==== Dataset excerpt ====
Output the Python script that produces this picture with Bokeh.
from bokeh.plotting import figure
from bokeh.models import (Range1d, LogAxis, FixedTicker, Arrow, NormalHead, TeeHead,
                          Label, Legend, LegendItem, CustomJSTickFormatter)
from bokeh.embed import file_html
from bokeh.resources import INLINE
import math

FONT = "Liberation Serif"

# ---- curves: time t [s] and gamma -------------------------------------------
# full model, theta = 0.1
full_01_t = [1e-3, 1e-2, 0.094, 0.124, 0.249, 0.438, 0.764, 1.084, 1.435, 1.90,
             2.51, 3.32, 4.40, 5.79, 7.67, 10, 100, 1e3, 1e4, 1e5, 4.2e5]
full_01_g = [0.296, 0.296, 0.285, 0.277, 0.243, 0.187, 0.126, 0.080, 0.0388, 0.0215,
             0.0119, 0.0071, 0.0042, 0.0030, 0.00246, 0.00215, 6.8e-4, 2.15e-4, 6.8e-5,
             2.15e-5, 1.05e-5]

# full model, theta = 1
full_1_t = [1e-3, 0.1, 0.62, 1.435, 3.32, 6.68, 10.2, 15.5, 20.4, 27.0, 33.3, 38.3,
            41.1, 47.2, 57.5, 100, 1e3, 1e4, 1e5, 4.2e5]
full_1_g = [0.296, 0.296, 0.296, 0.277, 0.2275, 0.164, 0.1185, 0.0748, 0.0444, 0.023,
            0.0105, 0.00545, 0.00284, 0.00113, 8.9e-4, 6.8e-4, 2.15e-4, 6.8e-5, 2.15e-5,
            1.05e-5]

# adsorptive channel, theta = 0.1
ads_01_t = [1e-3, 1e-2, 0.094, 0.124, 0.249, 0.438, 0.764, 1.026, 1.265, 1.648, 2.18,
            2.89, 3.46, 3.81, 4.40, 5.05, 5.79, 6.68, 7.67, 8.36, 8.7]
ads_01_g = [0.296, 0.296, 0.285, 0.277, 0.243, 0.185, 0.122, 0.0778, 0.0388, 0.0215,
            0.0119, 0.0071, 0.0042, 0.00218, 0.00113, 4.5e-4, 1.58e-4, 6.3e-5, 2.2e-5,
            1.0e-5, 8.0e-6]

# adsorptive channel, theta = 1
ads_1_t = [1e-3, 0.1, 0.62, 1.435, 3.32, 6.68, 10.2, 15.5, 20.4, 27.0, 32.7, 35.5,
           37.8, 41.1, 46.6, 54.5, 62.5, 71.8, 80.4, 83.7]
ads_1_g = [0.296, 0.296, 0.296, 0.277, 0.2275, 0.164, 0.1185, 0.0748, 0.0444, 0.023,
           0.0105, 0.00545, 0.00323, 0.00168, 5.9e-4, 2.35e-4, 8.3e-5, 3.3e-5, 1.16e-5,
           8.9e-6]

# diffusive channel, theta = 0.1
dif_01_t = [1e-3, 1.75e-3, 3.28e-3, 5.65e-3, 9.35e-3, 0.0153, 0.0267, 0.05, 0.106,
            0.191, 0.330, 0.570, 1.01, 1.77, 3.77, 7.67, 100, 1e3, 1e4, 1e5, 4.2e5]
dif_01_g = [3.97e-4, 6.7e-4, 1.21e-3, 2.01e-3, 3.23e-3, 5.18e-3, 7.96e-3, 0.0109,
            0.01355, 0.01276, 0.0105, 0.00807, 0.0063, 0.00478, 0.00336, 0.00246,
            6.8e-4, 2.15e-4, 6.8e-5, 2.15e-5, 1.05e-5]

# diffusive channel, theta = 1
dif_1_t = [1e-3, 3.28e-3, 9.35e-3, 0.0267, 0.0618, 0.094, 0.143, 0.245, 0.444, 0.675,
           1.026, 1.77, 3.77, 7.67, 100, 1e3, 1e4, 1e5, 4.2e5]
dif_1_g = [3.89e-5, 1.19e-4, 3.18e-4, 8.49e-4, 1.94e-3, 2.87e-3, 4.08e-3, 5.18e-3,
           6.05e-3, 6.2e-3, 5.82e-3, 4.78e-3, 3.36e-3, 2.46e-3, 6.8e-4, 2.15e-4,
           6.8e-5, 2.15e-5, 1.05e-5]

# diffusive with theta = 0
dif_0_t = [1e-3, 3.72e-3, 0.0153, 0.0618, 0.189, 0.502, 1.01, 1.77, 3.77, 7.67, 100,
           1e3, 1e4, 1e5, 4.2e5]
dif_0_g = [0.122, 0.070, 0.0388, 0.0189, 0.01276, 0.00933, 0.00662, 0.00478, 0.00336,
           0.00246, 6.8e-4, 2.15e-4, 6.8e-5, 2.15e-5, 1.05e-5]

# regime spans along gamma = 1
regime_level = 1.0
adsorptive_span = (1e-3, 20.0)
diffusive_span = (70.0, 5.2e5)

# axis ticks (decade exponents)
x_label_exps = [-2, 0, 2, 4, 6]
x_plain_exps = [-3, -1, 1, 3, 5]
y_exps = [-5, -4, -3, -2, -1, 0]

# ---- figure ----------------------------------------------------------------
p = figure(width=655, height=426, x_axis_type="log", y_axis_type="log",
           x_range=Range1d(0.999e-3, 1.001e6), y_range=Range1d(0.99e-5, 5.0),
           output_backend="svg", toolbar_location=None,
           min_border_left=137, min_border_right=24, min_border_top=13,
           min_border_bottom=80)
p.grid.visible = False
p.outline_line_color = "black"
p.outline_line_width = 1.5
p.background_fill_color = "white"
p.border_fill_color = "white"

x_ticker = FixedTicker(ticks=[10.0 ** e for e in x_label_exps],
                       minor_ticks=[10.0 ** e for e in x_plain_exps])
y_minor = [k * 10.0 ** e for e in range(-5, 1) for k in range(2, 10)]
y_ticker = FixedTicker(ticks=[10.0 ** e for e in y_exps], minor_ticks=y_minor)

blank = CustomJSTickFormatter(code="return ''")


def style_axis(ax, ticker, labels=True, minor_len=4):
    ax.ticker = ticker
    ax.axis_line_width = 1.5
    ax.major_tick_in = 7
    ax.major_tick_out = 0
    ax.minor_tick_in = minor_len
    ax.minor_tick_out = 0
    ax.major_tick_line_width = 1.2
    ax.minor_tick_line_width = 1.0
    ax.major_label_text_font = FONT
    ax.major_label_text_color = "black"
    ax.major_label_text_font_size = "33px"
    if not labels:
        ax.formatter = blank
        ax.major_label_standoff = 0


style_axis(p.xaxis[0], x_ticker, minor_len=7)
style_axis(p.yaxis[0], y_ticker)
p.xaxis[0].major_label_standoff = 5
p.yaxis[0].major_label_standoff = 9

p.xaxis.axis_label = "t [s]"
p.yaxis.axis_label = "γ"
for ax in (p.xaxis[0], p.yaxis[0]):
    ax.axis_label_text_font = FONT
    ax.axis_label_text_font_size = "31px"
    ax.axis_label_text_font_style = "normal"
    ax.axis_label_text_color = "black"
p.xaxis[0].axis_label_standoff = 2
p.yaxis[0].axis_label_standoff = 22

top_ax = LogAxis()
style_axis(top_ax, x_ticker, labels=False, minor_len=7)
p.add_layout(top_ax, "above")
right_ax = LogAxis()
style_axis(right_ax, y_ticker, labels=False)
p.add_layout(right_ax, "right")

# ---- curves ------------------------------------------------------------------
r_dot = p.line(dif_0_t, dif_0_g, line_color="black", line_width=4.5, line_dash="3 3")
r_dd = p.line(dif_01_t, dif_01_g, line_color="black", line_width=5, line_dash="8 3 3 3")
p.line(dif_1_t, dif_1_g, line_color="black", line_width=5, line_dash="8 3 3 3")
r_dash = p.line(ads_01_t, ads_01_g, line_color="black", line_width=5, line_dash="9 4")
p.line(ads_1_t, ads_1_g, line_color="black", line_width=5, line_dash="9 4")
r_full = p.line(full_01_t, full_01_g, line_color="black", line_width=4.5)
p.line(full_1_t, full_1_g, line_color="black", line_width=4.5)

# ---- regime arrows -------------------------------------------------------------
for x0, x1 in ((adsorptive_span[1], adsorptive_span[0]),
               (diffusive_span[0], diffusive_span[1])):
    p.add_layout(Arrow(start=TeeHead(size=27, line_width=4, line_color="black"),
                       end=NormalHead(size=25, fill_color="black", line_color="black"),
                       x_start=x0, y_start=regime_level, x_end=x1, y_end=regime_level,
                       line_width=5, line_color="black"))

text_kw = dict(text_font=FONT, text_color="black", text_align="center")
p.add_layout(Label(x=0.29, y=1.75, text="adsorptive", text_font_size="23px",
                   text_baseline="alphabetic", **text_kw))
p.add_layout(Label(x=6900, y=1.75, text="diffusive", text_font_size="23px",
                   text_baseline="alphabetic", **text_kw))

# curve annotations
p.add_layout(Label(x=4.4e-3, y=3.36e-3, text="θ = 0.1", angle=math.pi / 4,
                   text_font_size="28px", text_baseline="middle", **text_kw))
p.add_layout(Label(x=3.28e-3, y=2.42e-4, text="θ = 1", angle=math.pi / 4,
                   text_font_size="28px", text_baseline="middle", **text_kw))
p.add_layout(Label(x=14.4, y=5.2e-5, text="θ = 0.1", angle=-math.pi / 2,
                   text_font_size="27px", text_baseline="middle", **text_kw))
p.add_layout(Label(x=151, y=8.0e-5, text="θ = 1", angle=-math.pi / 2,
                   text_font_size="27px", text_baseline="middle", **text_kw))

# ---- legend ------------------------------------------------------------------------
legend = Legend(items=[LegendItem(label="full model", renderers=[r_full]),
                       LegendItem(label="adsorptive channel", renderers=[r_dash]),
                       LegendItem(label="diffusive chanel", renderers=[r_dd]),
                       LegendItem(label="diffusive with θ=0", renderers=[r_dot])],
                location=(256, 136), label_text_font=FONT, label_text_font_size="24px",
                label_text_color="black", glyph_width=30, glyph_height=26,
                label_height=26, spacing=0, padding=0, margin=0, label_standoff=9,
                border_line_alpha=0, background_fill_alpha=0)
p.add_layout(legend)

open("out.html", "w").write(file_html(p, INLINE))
====
Check every line of the data above for the string "with", and copy those that have it.

= Output =
Output the Python script that produces this picture with Bokeh.
# diffusive with theta = 0
                       LegendItem(label="diffusive with θ=0", renderers=[r_dot])],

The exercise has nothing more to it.